- [YOUR OBJECTIVE]: From the very first line of the data to the line containing "import pandas as pd", retype everything exactly, leaving the pictures behind.

-------

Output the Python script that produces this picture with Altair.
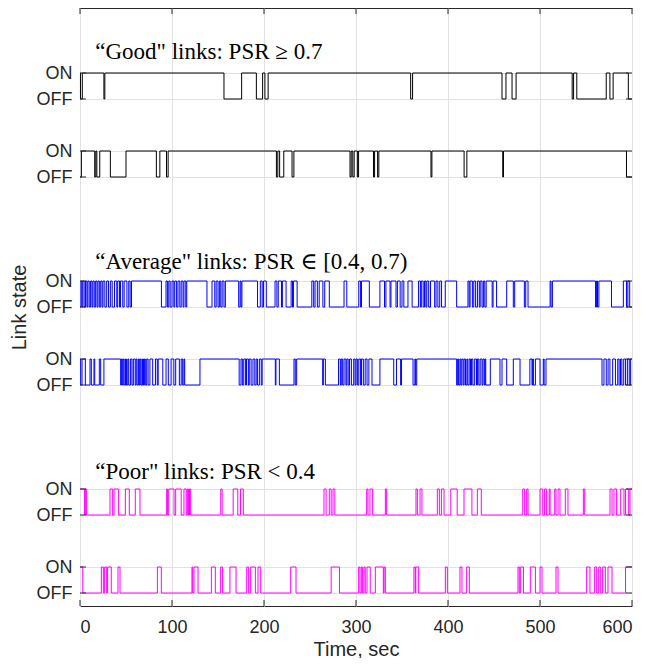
import altair as alt
import pandas as pd

# ---- data: time intervals (sec) ----
# "Good" rows: intervals where the link is OFF (otherwise ON)
good1_off = [[0.5, 2.5], [26, 27], [156.5, 175.7], [191.7, 198.5], [201, 204.5],
             [359.4, 361.5], [458.7, 463], [469.6, 474], [535, 536.5], [540, 572],
             [576, 579.5], [596, 600]]
good2_off = [[0, 1.5], [16, 17.2], [18.3, 21.5], [33, 50], [83, 86.8], [94, 95.8],
             [213.5, 215], [217, 221.5], [230.5, 232.5], [293.5, 294.8], [296.5, 298],
             [301.5, 302.8], [319, 320.2], [323.5, 324.8], [381.5, 382.5], [417.5, 420.5],
             [459.5, 460.3], [594, 600]]
# "Average" rows: OFF intervals
avg1_off = [[0, 1], [2, 3], [4.5, 6], [7.5, 8.5], [10, 11.5], [13, 14], [15.5, 17], [18.5, 19.5],
            [21, 22.5], [24, 25], [27, 29], [31, 33], [35, 37.5], [40, 41], [43, 44], [46.5, 48],
            [51, 53], [54.5, 56], [88.5, 93.5], [95, 96.5], [98, 100], [102, 103], [105, 106.5],
            [108.5, 110], [112, 113], [115, 116], [138, 143.5], [146.5, 148], [150, 151.5],
            [153, 154.5], [156.5, 158], [172.5, 174], [175, 176], [193, 196], [198, 199.5],
            [202.5, 212], [214, 215.5], [219, 220], [224, 229.5], [231, 232], [236, 252],
            [254, 255.5], [258, 260], [264, 266], [271, 287], [290, 303], [305, 306],
            [314.5, 326], [331, 332.5], [337, 338], [343.5, 345], [348, 350], [352, 356.5],
            [361, 368], [370, 371], [373, 374.5], [376, 377], [379, 381], [385.5, 387],
            [389, 391], [393, 397], [409.4, 421.7], [423, 424], [426.5, 428], [430, 432],
            [434, 435], [437, 438.5], [440, 441.5], [448, 449], [452.8, 463.8], [471, 472.5],
            [483, 484.5], [487, 511], [512, 513.5], [560.4, 561.5], [562.5, 564],
            [577.7, 590.6], [594, 595.5], [597.5, 600]]
avg2_off = [[0.7, 2.2], [5.8, 10.9], [12.3, 15.2], [16, 21], [22.5, 26], [44.2, 45], [46, 47],
            [48, 49.5], [50.5, 52], [53, 55], [56.5, 58], [60, 61], [62, 63.5], [64.5, 65.5],
            [66.5, 68], [69, 70], [71, 72.5], [74, 76], [79, 82], [84, 85], [90, 93.5], [96, 99],
            [102, 104], [108, 110], [111.6, 113], [113.8, 130.4], [173, 175], [176.5, 178],
            [180, 181], [183, 184], [186, 188], [190, 191.5], [193, 195], [197, 198],
            [212.3, 213], [216.7, 232.6], [234, 235.5], [263.8, 264.5], [266.7, 281],
            [283, 284], [285.5, 287], [289, 290], [291.5, 293], [295, 297.5], [299, 300],
            [301.5, 303], [305, 306], [308, 310], [312, 314], [317.4, 326], [341, 344],
            [348.5, 349.5], [362, 364], [364.8, 366], [409.4, 410.5], [411.5, 413], [414, 415],
            [416.5, 417.5], [419, 420.5], [421.5, 423], [424.5, 425.5], [427, 429], [431, 432],
            [433.5, 435], [437, 438], [439.5, 440.3], [441, 446], [456.5, 458.7], [463.8, 471],
            [478.3, 489], [491.3, 492], [492.8, 495], [500, 503.6], [504.5, 506.5],
            [567.4, 569.5], [572, 574], [576, 579], [582, 584.5], [586, 587.5], [589, 591],
            [593, 595], [597, 598.5]]
# "Poor" rows: intervals where the link is ON (otherwise OFF)
poor1_on = [[0, 5], [5.8, 7.2], [32.6, 35.5], [37, 42], [49.3, 53.6], [60.1, 65.2], [94.2, 95.2],
            [96.4, 102.2], [104, 110], [113, 115.5], [116.7, 118], [119, 120.3], [153, 154.5],
            [166.5, 171.5], [174.5, 177.5], [265.2, 267.5], [271, 273], [275, 277],
            [311.6, 313], [315.2, 318.1], [331.9, 333.3], [365.2, 366.7], [369.6, 371.7],
            [388.4, 390.6], [392.8, 395.7], [403, 410], [417.4, 426], [431.9, 436.2],
            [481.2, 483.3], [485.5, 487], [500, 503], [505, 507.2], [510, 511], [516, 517.4],
            [519.6, 521.7], [527.5, 530.4], [547.1, 548.6], [576.1, 578.3], [580.4, 583.3],
            [587.7, 591.3], [593, 596.4], [597.8, 600]]
poor2_on = [[0, 3], [23.2, 25.4], [26.8, 29], [30, 34], [41.3, 43.5], [84.1, 88.4],
            [121.7, 122.5], [123.9, 128.3], [142.8, 147.1], [152.9, 155], [163, 169.6],
            [181.2, 183.3], [185.5, 190.6], [193.5, 196.4], [229, 234.8], [273, 282],
            [302.9, 304.3], [305.8, 307.2], [308.7, 310.1], [312, 315.5], [321, 329.7],
            [330.5, 331.9], [363, 364.5], [365, 368.1], [397.1, 399.3], [413, 415.2],
            [420.3, 423.2], [476.1, 477.5], [479, 482], [489.5, 495], [500, 502.2],
            [517.4, 519.6], [550.7, 554.3], [559.4, 561.6], [563.8, 566], [568.1, 571],
            [573.9, 578.3], [593, 600]]

row_names = ["good1", "good2", "avg1", "avg2", "poor1", "poor2"]
row_base = [19, 16, 11, 8, 3, 0]          # OFF level of each row (ON = base + 1)
row_kind = ["off", "off", "off", "off", "on", "on"]
row_colors = ["#000000", "#000000", "#0000ff", "#0000ff", "#ff00ff", "#ff00ff"]
row_data = [good1_off, good2_off, avg1_off, avg2_off, poor1_on, poor2_on]

x_ticks = [0, 100, 200, 300, 400, 500, 600]
y_ticks = [0, 1, 3, 4, 8, 9, 11, 12, 16, 17, 19, 20]
on_levels = [1, 4, 9, 12, 17, 20]

ann_text = ['\u201cGood" links: PSR \u2265 0.7',
            '\u201cAverage" links: PSR \u2208 [0.4, 0.7)',
            '\u201cPoor" links: PSR < 0.4']
ann_x = [16.6, 16.6, 16.6]
ann_y = [20.55, 12.48, 4.39]

W, H = 552, 598

# ---- build step series ----
recs = []
for name, base, kind, ivals in zip(row_names, row_base, row_kind, row_data):
    iv = sorted(ivals)
    default = base + 1 if kind == "off" else base
    pulse = base if kind == "off" else base + 1
    i = 0
    state = pulse if iv[0][0] <= 0 else default
    recs.append({"row": name, "t": 0.0, "v": state, "i": i}); i += 1
    last = state
    for s, e in iv:
        if s > 0:
            recs.append({"row": name, "t": s, "v": pulse, "i": i}); i += 1
        last = pulse
        if e < 600:
            recs.append({"row": name, "t": e, "v": default, "i": i}); i += 1
            last = default
    recs.append({"row": name, "t": 600.0, "v": last, "i": i})
df = pd.DataFrame(recs)

xscale = alt.Scale(domain=[0, 600], nice=False, zero=False)
yscale = alt.Scale(domain=[-0.5, 22.5], nice=False, zero=False)

axis_common = dict(domain=False, ticks=False, labelFont="Liberation Sans", labelFontSize=18,
                   labelColor="#262626", titleFont="Liberation Sans", titleFontSize=20,
                   titleFontWeight="normal", titleColor="#262626", grid=True,
                   gridColor="#e2e2e2", gridWidth=1)

lines = alt.Chart(df).mark_line(interpolate="step-after", strokeWidth=1).encode(
    x=alt.X("t:Q", scale=xscale,
            axis=alt.Axis(values=x_ticks, title="Time, sec", labelPadding=12, titlePadding=3,
                          **axis_common)),
    y=alt.Y("v:Q", scale=yscale,
            axis=alt.Axis(values=y_ticks, title="Link state", labelPadding=8, titlePadding=7,
                          labelExpr="indexof(" + str(on_levels) + ", datum.value) >= 0 ? 'ON' : 'OFF'",
                          **axis_common)),
    detail="row:N",
    color=alt.Color("row:N", scale=alt.Scale(domain=row_names, range=row_colors), legend=None),
    order="i:Q",
)

xt = pd.DataFrame({"t": x_ticks})
yt = pd.DataFrame({"v": y_ticks})
tick_color = "#262626"
bot_ticks = alt.Chart(xt).mark_rule(color=tick_color).encode(
    x=alt.X("t:Q", scale=xscale), y=alt.value(H), y2=alt.value(H - 6))
top_ticks = alt.Chart(xt).mark_rule(color=tick_color).encode(
    x=alt.X("t:Q", scale=xscale), y=alt.value(0), y2=alt.value(6))
left_ticks = alt.Chart(yt).mark_rule(color=tick_color).encode(
    y=alt.Y("v:Q", scale=yscale), x=alt.value(0), x2=alt.value(6))
right_ticks = alt.Chart(yt).mark_rule(color=tick_color).encode(
    y=alt.Y("v:Q", scale=yscale), x=alt.value(W - 6), x2=alt.value(W))

ann = alt.Chart(pd.DataFrame({"x": ann_x, "y": ann_y, "text": ann_text})).mark_text(
    align="left", baseline="alphabetic", font="'Liberation Serif', 'DejaVu Serif', serif",
    fontSize=23, color="#000000"
).encode(x=alt.X("x:Q", scale=xscale), y=alt.Y("y:Q", scale=yscale), text="text:N")

chart = alt.layer(lines, bot_ticks, top_ticks, left_ticks, right_ticks, ann).properties(
    width=W, height=H,
    autosize=alt.AutoSizeParams(type="none"),
    padding={"left": 72, "top": 0, "right": 6, "bottom": 52},
).configure_view(stroke="#262626", strokeWidth=1)

chart.save("out.html", embed_options={"renderer": "svg", "actions": False})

-------

- [FULL ANSWER]:
Output the Python script that produces this picture with Altair.
import altair as alt
import pandas as pd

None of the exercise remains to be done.